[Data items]
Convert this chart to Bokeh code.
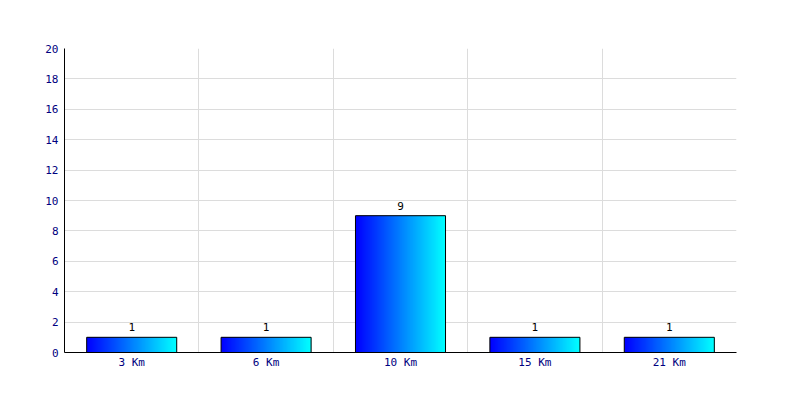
from bokeh.plotting import figure
from bokeh.models import FixedTicker, Range1d, ColumnDataSource
from bokeh.core.properties import value
from bokeh.embed import file_html
from bokeh.resources import INLINE

categories = ["3 Km", "6 Km", "10 Km", "15 Km", "21 Km"]
counts = [1, 1, 9, 1, 1]
y_ticks = [0, 2, 4, 6, 8, 10, 12, 14, 16, 18, 20]

BAR_W = 0.67
N_SLICES = 90

p = figure(width=784, height=384, output_backend="svg", toolbar_location=None,
           x_range=Range1d(0, len(categories)), y_range=Range1d(0, 20),
           min_border_left=64, min_border_right=48, min_border_top=48, min_border_bottom=32)
p.outline_line_color = None
p.background_fill_color = "white"
p.border_fill_color = "white"

# gradient bars via thin overlapping slices
lefts, rights, tops, colors = [], [], [], []
for i, c in enumerate(counts):
    x0 = i + 0.5 - BAR_W / 2
    step = BAR_W / N_SLICES
    for k in range(N_SLICES):
        t = k / (N_SLICES - 1)
        g = int(round(255 * t))
        lefts.append(x0 + k * step)
        rights.append(min(x0 + (k + 2) * step, x0 + BAR_W))
        tops.append(c)
        colors.append("#%02x%02x%02x" % (0, g, 255))
p.quad(left=lefts, right=rights, bottom=0, top=tops, fill_color=colors, line_color=None)

centers = [i + 0.5 for i in range(len(categories))]
src = ColumnDataSource(dict(x=centers, top=counts, lab=[str(c) for c in counts]))
p.vbar(x="x", top="top", width=BAR_W, source=src, fill_color=None, line_color="black", line_width=1)
p.text(x="x", y="top", text="lab", source=src, text_align="center", text_baseline="bottom",
       y_offset=-6, text_font=value("DejaVu Sans Mono"), text_font_size="11px", text_color="black")

# axes
p.xaxis.ticker = FixedTicker(ticks=centers)
p.xaxis.major_label_overrides = {c: lab for c, lab in zip(centers, categories)}
p.yaxis.ticker = FixedTicker(ticks=y_ticks)
for ax in (p.xaxis[0], p.yaxis[0]):
    ax.major_tick_line_color = None
    ax.minor_tick_line_color = None
    ax.major_tick_out = 0
    ax.major_tick_in = 0
    ax.minor_tick_out = 0
    ax.axis_line_color = "black"
    ax.axis_line_width = 1
    ax.major_label_text_font = "DejaVu Sans Mono"
    ax.major_label_text_font_size = "11px"
    ax.major_label_text_color = "#000080"
p.xaxis.major_label_standoff = 3
p.yaxis.major_label_standoff = 6

p.xgrid.ticker = FixedTicker(ticks=list(range(len(categories) + 1)))
p.ygrid.ticker = FixedTicker(ticks=y_ticks)
p.xgrid.grid_line_color = "#dcdcdc"
p.ygrid.grid_line_color = "#dcdcdc"

open("out.html", "w").write(file_html(p, INLINE))
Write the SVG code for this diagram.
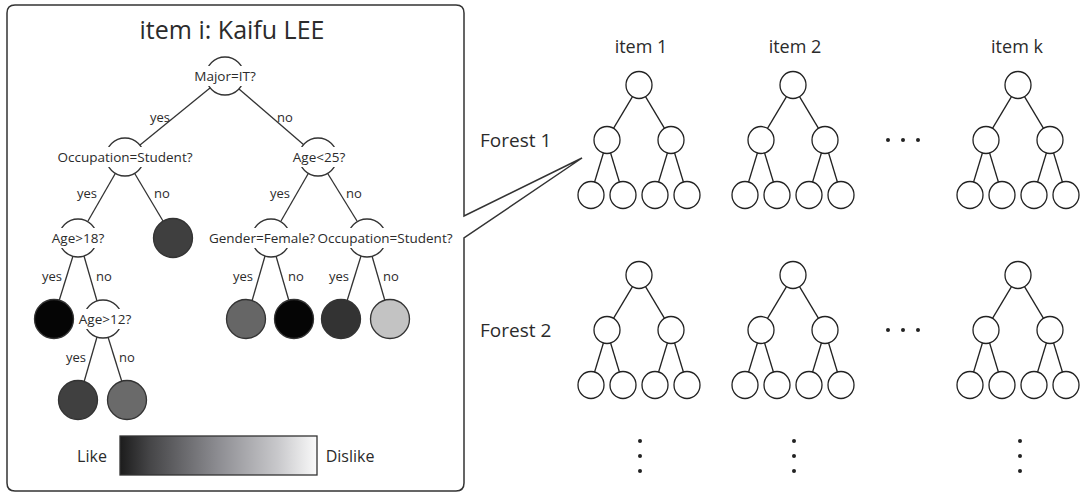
<svg xmlns="http://www.w3.org/2000/svg" xmlns:xlink="http://www.w3.org/1999/xlink" width="1083" height="495" viewBox="0 0 1083 495">
<style>
text{font-family:"Open Sans","Noto Sans","Liberation Sans",sans-serif;fill:#2b2b2b}
.title{font-size:25px;text-anchor:middle}
.nl{font-size:13.5px;text-anchor:middle}
.el{font-size:13px;text-anchor:middle}
.lg{font-size:16px;text-anchor:middle}
.it{font-size:18px;text-anchor:middle}
.fr{font-size:19px;text-anchor:start}
.dn{fill:#fff;stroke:#333;stroke-width:1.3}
.bg{fill:#fff;stroke:none}
.lf{stroke:#333;stroke-width:1.3}
.edge{stroke:#333;stroke-width:1.3;fill:none}
.fe{fill:#fff;stroke:#222;stroke-width:1.3}
.fl{stroke:#222;stroke-width:1.3;fill:none}
.dot{fill:#222}
</style>
<defs>
<linearGradient id="grad" x1="0" y1="0" x2="1" y2="0">
<stop offset="0" stop-color="#1c1c1c"/>
<stop offset="0.15" stop-color="#454547"/>
<stop offset="0.5" stop-color="#8d8d92"/>
<stop offset="0.8" stop-color="#c8c8cb"/>
<stop offset="1" stop-color="#fafafa"/>
</linearGradient>
<g id="ftree">
<g class="fl">
<line x1="-6.5" y1="11.7" x2="-25.5" y2="43.3"/>
<line x1="6.5" y1="11.7" x2="25.5" y2="43.3"/>
<line x1="-35.6" y1="68" x2="-44.4" y2="97"/>
<line x1="-28.4" y1="68" x2="-19.6" y2="97"/>
<line x1="28.4" y1="68" x2="19.6" y2="97"/>
<line x1="35.6" y1="68" x2="44.4" y2="97"/>
</g>
<ellipse class="fe" cx="0" cy="0" rx="13" ry="13.5"/>
<ellipse class="fe" cx="-32" cy="55" rx="13" ry="13.5"/>
<ellipse class="fe" cx="32" cy="55" rx="13" ry="13.5"/>
<ellipse class="fe" cx="-48" cy="110" rx="13" ry="13.5"/>
<ellipse class="fe" cx="-16" cy="110" rx="13" ry="13.5"/>
<ellipse class="fe" cx="16" cy="110" rx="13" ry="13.5"/>
<ellipse class="fe" cx="48" cy="110" rx="13" ry="13.5"/>
</g>
</defs>

<g id="panel">
<path d="M464,238 L464,483 Q464,491 456,491 L15,491 Q7,491 7,483 L7,13 Q7,5 15,5 L456,5 Q464,5 464,13 L464,216 L582,158 Z" fill="#fff" stroke="#333" stroke-width="1.5" stroke-linejoin="miter"/>
<text class="title" x="232" y="39">item i: Kaifu LEE</text>
</g>

<g id="connectors">
<line class="edge" x1="210" y1="88" x2="140" y2="145"/>
<line class="edge" x1="239" y1="89" x2="304" y2="145"/>
<line class="edge" x1="115" y1="174" x2="88" y2="221"/>
<line class="edge" x1="135" y1="174" x2="163" y2="221"/>
<line class="edge" x1="308" y1="174" x2="281" y2="221"/>
<line class="edge" x1="328" y1="174" x2="357" y2="221"/>
<line class="edge" x1="73" y1="256" x2="59" y2="301"/>
<line class="edge" x1="84" y1="256" x2="97" y2="301"/>
<line class="edge" x1="265" y1="256" x2="252" y2="301"/>
<line class="edge" x1="276" y1="256" x2="289" y2="301"/>
<line class="edge" x1="361" y1="256" x2="347" y2="301"/>
<line class="edge" x1="372" y1="256" x2="385" y2="301"/>
<line class="edge" x1="97" y1="337" x2="84" y2="382"/>
<line class="edge" x1="108" y1="337" x2="122" y2="382"/>
<text class="el" x="160" y="122">yes</text>
<text class="el" x="285" y="122">no</text>
<text class="el" x="87" y="198">yes</text>
<text class="el" x="162" y="198">no</text>
<text class="el" x="280" y="198">yes</text>
<text class="el" x="354" y="198">no</text>
<text class="el" x="52" y="281">yes</text>
<text class="el" x="104" y="281">no</text>
<text class="el" x="243" y="281">yes</text>
<text class="el" x="296" y="281">no</text>
<text class="el" x="339" y="281">yes</text>
<text class="el" x="391" y="281">no</text>
<text class="el" x="76" y="362">yes</text>
<text class="el" x="127" y="362">no</text>
</g>

<g id="n-major">
<circle class="dn" cx="225" cy="76" r="19"/>
<rect class="bg" x="193" y="66" width="64" height="20"/>
<text class="nl" x="225" y="81">Major=IT?</text>
</g>
<g id="n-occupation1">
<circle class="dn" cx="125" cy="157" r="19"/>
<rect class="bg" x="57" y="147" width="137" height="20"/>
<text class="nl" x="125" y="162">Occupation=Student?</text>
</g>
<g id="n-age25">
<circle class="dn" cx="318" cy="157" r="19"/>
<rect class="bg" x="292" y="147" width="55" height="20"/>
<text class="nl" x="319" y="162">Age&lt;25?</text>
</g>
<g id="n-age18">
<circle class="dn" cx="78" cy="238" r="19"/>
<rect class="bg" x="51" y="228" width="54" height="20"/>
<text class="nl" x="78" y="243">Age&gt;18?</text>
</g>
<g id="leaf-1">
<circle class="lf" cx="173" cy="238" r="19.5" fill="#3f3f3f"/>
</g>
<g id="n-gender">
<circle class="dn" cx="271" cy="238" r="19"/>
<rect class="bg" x="210" y="228" width="105" height="20"/>
<text class="nl" x="262" y="243">Gender=Female?</text>
</g>
<g id="n-occupation2">
<circle class="dn" cx="367" cy="238" r="19"/>
<rect class="bg" x="317" y="228" width="137" height="20"/>
<text class="nl" x="385" y="243">Occupation=Student?</text>
</g>
<g id="leaf-2">
<circle class="lf" cx="54" cy="319" r="19.5" fill="#050505"/>
</g>
<g id="n-age12">
<circle class="dn" cx="103" cy="319" r="19"/>
<rect class="bg" x="77" y="309" width="55" height="20"/>
<text class="nl" x="105" y="324">Age&gt;12?</text>
</g>
<g id="leaf-3">
<circle class="lf" cx="246" cy="319" r="19.5" fill="#666666"/>
</g>
<g id="leaf-4">
<circle class="lf" cx="294" cy="319" r="19.5" fill="#050505"/>
</g>
<g id="leaf-5">
<circle class="lf" cx="341" cy="319" r="19.5" fill="#333333"/>
</g>
<g id="leaf-6">
<circle class="lf" cx="390" cy="319" r="19.5" fill="#c3c3c3"/>
</g>
<g id="leaf-7">
<circle class="lf" cx="78" cy="400" r="19.5" fill="#404040"/>
</g>
<g id="leaf-8">
<circle class="lf" cx="127" cy="400" r="19.5" fill="#6a6a6a"/>
</g>

<g id="legend">
<rect x="120" y="436" width="197" height="39" fill="url(#grad)" stroke="#333" stroke-width="1.3"/>
<text class="lg" x="92" y="462">Like</text>
<text class="lg" x="350" y="462">Dislike</text>
</g>

<g id="forest-labels">
<text class="it" x="641" y="53">item 1</text>
<text class="it" x="795" y="53">item 2</text>
<text class="it" x="1017" y="53">item k</text>
<text class="fr" x="480" y="147">Forest 1</text>
<text class="fr" x="480" y="337">Forest 2</text>
</g>

<use id="f1-item1" xlink:href="#ftree" href="#ftree" x="639" y="85"/>
<use id="f1-item2" xlink:href="#ftree" href="#ftree" x="793" y="85"/>
<use id="f1-itemk" xlink:href="#ftree" href="#ftree" x="1018" y="85"/>
<use id="f2-item1" xlink:href="#ftree" href="#ftree" x="639" y="275"/>
<use id="f2-item2" xlink:href="#ftree" href="#ftree" x="793" y="275"/>
<use id="f2-itemk" xlink:href="#ftree" href="#ftree" x="1018" y="275"/>

<g id="ellipsis">
<circle class="dot" cx="888" cy="140" r="2"/>
<circle class="dot" cx="903" cy="140" r="2"/>
<circle class="dot" cx="918" cy="140" r="2"/>
<circle class="dot" cx="888" cy="330" r="2"/>
<circle class="dot" cx="903" cy="330" r="2"/>
<circle class="dot" cx="918" cy="330" r="2"/>
<circle class="dot" cx="640" cy="441" r="2"/>
<circle class="dot" cx="640" cy="456" r="2"/>
<circle class="dot" cx="640" cy="471" r="2"/>
<circle class="dot" cx="794" cy="441" r="2"/>
<circle class="dot" cx="794" cy="456" r="2"/>
<circle class="dot" cx="794" cy="471" r="2"/>
<circle class="dot" cx="1020" cy="441" r="2"/>
<circle class="dot" cx="1020" cy="456" r="2"/>
<circle class="dot" cx="1020" cy="471" r="2"/>
</g>
</svg>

> Written request: Scan the material above for the string "this" and report each line where you find it.

> The output:
Convert this chart to Bokeh code.
Write the SVG code for this diagram.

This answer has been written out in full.